Relevé : le défi (une brève)
(Oui, jeu de mots pourri. Mais il fait chaud. Voilà.)
Soit quelques secondes de vidéo non retranscrites dans le relevé des dialogues du documentaire de 90 minutes que je traduis ces jours-ci. Quelques secondes très loin de tout passage de narration (et ne pouvant donc pas être « couvertes » en trichant un peu), où un pêcheur de l’Alabama dit quelque chose (mais quoi ?) à la personne qui se trouve derrière la caméra avant de s’avancer pour répondre à ses questions. Quelques secondes qu’il faut traduire, parce que sans cela le spectateur se demandera ce qui se passe. La phrase est bien audible, en fait, et introduit une interview face caméra, ce n’est pas une « ambiance » qu’on pourrait laisser sans traduction. Problème, donc : je ne comprends pas. Mais vraiment pas du tout. Quelques mots émergent bien de cette bouillie sonore, manque de bol ce ne sont pas toujours les mêmes d’une écoute sur l’autre.
Après m’être usé les oreilles une bonne trentaine de minutes en vain (sur deux ordinateurs différents, avec casque et sans casque, etc.), je fais appel au public à mes contacts Facebook. En quelques heures, on me propose une panoplie de solutions, et par exemple :
« Far away we XXX slay??, don’t worry about ship, yo, I know what i’m sayin »

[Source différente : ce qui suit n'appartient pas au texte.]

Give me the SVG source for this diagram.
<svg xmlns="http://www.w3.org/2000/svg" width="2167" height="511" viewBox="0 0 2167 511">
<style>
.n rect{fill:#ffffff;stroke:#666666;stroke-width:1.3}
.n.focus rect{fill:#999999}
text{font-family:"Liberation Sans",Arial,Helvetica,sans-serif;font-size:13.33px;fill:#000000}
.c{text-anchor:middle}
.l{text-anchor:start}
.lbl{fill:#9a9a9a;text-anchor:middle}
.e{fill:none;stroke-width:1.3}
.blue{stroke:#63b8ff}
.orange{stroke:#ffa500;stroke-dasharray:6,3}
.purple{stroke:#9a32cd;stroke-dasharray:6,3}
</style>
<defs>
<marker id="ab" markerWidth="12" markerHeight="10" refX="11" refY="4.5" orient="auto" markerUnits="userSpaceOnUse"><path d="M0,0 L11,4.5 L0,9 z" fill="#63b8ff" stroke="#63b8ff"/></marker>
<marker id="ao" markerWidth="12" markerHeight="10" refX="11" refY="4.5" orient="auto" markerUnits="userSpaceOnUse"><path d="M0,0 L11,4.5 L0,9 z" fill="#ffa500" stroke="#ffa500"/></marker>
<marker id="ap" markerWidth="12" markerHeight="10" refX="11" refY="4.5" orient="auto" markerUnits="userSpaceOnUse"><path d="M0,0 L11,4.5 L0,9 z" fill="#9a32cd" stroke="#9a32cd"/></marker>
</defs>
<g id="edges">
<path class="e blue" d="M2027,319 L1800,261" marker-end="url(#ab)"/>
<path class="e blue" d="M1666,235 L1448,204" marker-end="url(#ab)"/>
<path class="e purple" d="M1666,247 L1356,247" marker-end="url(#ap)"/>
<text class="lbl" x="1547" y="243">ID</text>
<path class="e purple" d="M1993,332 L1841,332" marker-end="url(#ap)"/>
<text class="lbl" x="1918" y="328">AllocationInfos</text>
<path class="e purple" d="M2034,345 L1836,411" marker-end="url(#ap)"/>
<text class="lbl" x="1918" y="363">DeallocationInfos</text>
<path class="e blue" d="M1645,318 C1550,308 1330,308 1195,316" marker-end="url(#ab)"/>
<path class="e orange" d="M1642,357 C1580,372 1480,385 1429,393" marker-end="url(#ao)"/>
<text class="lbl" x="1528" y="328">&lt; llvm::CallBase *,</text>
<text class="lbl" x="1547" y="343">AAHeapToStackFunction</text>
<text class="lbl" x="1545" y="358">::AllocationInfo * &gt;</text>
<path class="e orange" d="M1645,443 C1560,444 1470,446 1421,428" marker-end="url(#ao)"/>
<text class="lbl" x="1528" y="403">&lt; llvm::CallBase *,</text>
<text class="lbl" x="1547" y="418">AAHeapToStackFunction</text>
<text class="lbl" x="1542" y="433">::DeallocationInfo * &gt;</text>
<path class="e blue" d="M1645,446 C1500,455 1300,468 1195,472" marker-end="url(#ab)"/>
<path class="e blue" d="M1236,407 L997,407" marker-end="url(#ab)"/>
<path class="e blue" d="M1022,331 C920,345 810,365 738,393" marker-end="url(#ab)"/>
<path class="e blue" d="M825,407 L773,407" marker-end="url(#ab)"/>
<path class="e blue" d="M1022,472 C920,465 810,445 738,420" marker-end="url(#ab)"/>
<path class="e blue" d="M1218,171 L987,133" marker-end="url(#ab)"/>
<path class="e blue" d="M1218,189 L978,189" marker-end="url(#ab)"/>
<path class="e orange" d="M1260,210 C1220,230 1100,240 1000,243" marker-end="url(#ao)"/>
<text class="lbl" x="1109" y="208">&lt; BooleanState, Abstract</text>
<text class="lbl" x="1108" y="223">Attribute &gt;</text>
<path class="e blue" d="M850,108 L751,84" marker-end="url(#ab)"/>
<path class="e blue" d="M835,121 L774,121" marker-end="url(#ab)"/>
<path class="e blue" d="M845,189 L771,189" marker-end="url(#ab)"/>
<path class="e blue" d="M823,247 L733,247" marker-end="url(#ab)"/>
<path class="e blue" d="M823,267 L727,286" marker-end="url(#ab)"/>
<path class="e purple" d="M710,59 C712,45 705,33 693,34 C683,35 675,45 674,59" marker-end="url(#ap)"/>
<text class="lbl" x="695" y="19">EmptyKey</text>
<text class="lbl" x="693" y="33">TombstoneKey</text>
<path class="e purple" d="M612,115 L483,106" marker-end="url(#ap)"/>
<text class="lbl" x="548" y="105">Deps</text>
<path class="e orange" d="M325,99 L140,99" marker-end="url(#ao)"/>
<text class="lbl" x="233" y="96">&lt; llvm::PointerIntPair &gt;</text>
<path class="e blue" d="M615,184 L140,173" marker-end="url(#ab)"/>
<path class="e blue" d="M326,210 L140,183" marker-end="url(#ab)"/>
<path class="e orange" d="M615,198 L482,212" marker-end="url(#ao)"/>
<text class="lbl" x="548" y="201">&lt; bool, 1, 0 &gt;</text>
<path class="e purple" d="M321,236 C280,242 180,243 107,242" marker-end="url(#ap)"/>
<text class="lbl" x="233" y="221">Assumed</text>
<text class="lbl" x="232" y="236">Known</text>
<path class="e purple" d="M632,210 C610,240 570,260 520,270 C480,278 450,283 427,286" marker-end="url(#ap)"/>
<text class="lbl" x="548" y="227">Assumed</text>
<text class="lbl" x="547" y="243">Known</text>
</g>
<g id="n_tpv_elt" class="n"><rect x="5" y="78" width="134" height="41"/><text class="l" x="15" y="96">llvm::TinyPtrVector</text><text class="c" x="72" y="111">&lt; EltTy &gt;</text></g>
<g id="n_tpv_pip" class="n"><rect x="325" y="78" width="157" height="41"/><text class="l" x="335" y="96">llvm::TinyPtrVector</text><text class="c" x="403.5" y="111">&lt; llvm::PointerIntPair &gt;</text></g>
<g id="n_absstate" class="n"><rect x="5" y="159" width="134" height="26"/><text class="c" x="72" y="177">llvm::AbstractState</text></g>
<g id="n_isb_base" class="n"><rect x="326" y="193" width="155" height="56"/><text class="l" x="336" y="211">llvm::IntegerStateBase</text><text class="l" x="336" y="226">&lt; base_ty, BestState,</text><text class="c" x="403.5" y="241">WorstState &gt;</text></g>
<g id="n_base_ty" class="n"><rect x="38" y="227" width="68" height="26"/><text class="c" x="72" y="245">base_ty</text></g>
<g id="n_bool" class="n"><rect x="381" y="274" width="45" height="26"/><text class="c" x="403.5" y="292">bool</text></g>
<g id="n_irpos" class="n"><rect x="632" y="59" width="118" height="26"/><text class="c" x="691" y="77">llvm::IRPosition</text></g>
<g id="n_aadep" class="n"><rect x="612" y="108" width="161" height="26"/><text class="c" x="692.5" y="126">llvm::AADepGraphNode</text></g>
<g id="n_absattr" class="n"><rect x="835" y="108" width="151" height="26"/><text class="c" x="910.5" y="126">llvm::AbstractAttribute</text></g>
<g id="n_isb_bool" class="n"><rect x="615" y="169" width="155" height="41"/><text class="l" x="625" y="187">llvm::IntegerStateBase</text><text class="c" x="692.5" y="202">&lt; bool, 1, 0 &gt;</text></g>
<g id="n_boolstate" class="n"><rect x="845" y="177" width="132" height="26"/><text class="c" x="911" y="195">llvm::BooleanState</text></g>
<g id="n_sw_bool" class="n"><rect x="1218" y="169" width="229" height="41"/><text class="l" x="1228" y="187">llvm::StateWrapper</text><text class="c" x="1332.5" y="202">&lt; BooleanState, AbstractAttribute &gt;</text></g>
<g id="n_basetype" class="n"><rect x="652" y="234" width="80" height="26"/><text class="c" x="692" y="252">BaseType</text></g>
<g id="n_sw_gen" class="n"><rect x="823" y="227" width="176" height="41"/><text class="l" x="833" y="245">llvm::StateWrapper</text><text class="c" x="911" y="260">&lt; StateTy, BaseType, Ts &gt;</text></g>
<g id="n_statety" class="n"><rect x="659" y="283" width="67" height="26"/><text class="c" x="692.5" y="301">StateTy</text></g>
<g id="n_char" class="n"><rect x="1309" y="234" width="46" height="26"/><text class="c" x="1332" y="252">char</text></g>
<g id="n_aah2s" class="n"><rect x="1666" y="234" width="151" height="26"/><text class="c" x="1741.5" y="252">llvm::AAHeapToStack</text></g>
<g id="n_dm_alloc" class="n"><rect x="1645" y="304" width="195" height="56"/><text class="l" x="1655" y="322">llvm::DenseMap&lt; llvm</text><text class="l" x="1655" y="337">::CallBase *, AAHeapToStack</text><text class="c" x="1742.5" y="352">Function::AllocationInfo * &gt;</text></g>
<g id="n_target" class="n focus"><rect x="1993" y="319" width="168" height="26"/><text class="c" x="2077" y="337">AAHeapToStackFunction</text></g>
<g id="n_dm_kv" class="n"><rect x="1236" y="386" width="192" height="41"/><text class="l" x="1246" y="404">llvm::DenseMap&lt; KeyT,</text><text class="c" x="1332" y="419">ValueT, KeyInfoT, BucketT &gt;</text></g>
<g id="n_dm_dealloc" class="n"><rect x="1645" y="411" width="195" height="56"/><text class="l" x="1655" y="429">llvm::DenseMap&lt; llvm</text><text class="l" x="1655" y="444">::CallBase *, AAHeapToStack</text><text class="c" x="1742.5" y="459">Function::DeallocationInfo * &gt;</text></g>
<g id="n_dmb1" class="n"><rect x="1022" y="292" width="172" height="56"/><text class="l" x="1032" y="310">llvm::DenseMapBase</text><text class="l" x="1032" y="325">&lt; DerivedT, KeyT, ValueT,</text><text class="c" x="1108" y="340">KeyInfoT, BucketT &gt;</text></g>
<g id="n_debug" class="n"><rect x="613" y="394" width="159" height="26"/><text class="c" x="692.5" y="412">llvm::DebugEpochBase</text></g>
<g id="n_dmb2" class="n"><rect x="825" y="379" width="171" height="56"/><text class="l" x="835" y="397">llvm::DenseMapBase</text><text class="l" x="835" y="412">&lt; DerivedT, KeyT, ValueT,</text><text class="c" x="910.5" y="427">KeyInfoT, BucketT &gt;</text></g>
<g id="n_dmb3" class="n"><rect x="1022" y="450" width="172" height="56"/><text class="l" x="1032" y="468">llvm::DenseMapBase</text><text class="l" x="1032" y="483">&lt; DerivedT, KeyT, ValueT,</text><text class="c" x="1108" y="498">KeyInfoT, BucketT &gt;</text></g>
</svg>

« Tomorrow’s the fisherman’s last, don’t wanna be shipyard. That’s all I have to say. »
« Tomorrow’s the fishermen’s last done when we ship y’all. That all I gotta say. »
« Barge with fish that splash don’t wanna be??? »
« As far as the fish we slashed, don’t want to be shipped (yo). That’s all I can say. »
« Tomorrow’s the fisherman’s last, don’t wanna be here with y’all. That’s all I have to say. »
Plus quelques bribes incertaines (et des remarques pas toujours jolies-jolies sur l’accent des gens de l’Alabama, hein, dites donc). D’incroyables débats (oui, j’exagère un peu) s’engagent : entend-on « ship », « shipyard » ? « Yo », « y’all » ? « Splash », « flash » ? « Wish », « fish » ? Peut-être « off side » vers la fin ?
Bon. Comme disait Copine R. l’autre jour, c’est bien de savoir que Facebook peut servir à quelque chose (le doute était permis) et je remercie encore chaleureusement les gentils confrères et leurs amis de langue maternelle anglaise qui ont écouté et réécouté ces quelques mots pour les besoins de ma traduction.
Mais tout de même.
C’est précisément à ça que devrait servir le relevé de dialogues en traduction audiovisuelle, boudiou : à décrypter les passages sur lesquels même un locuteur natif se casse les dents. Parce que les trucs que tout le monde comprend, figurez-vous que moi aussi, je les comprends. Haha. Le but est normalement d’éviter au traducteur d’y passer une demi-heure. Puis de solliciter ses contacts Facebook (ou tout autre forum ou réseau social sur lequel il est inscrit). Lesquels solliciteront à leur tour leurs contacts Facebook. En somme, le but est d’éviter de mobiliser quinze ou vingt personnes autour d’une pauvre phrase qui n’a en réalité aucune incidence sur le reste du programme et prendrait dix secondes à restituer en français si elle figurait dans la transcription.
Voilà. Merci d’y penser, la prochaine fois, hein, cher client ou chère boîte de production. Mais surtout cher réalisateur, parce que quand même, il faudra m’expliquer quel est l’intérêt de conserver au montage une phrase prononcée clairement à l’intention de la caméra, mais dont pas grand-monde, de toute évidence, ne comprend le sens. Ou alors tu es machiavélique, cher réalisateur, sache-le.